Looking At All The Disney Characters Who Somehow Own Houses Even Tho We Can’t

Disney houses

I know everyone’s tired of the same old schpiel: millennials have it harder, we’re not getting paid enough to live in an increasingly expensive environment and the dream of buying a house is all but extinct.

Well, people who are tired of this same old schpiel are probably people in a position to buy their own house, so you guys don’t get a say. Shhhhhh.

So while we wallow in our own self-pity, why not do a bit of window shopping, ey?

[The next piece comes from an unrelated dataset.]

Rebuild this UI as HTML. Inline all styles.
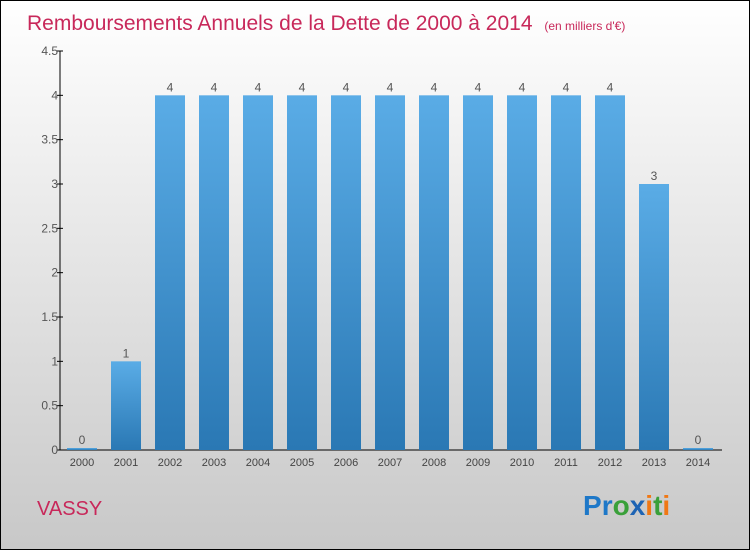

We might not be able to buy but at least we can take a look at what other people own.

But because regular houses become quite dull and repetitive after a while, let’s switch it up and have a looksie at some Disney houses and become jealous of fictional homeowners.

1. WINNIE THE POOH

Well would ya look at this cozy, one-bedroom studio tree? I’d happily live here in a heartbeat.

Granted, nature is awful and the lack of air conditioning might prove a tad stifling in the summer months, but ol’ mate Winnie‘s living the white-picket-fence dream. Minus the white picket fence, that is.

2. ELSA

It’s pretty, no doubt about it. Magnificent architecture in a private location, you’d be pressed to find junk mail in your frozen letterbox that’s for sure.

Yes, Elsa‘s ice castle is an absolute marvel but would I be a tad cold? Who cares? It’s still a property. I’d trade frostbite for a mortgage any day of the week.

3. MICKEY MOUSE

An abode with a slide in what appears to be a friendly neighbourhood? Mickey and Minnie are living the life.

I’d personally opt for a more subtle paint job but I wouldn’t pass up the chance to own a modern-day playhouse in an affluent area. I’m so jelly.

4. BEAST

Ugh, he inherited this mansion from his rich family. Must be nice, Beast. Must be nice.

5. URSULA

Would it be physically impossible for me to live in Ursula‘s sick underwater cave? Absolutely. Do I want to anyway? You betcha.

Minus the whole ‘inability to breathe underwater’ debacle, the place in general looks like a solid investment. Interesting design, beautiful view and honestly it’d be the perfect excuse not to have to throw a housewarming.

6. SEVEN DWARFS

Okay so technically they own the place but c’mon, there’s like seven of them in there. That’s basically like an overcrowded sharehouse and I’ve done that many times before.

Still beats my current situation, though.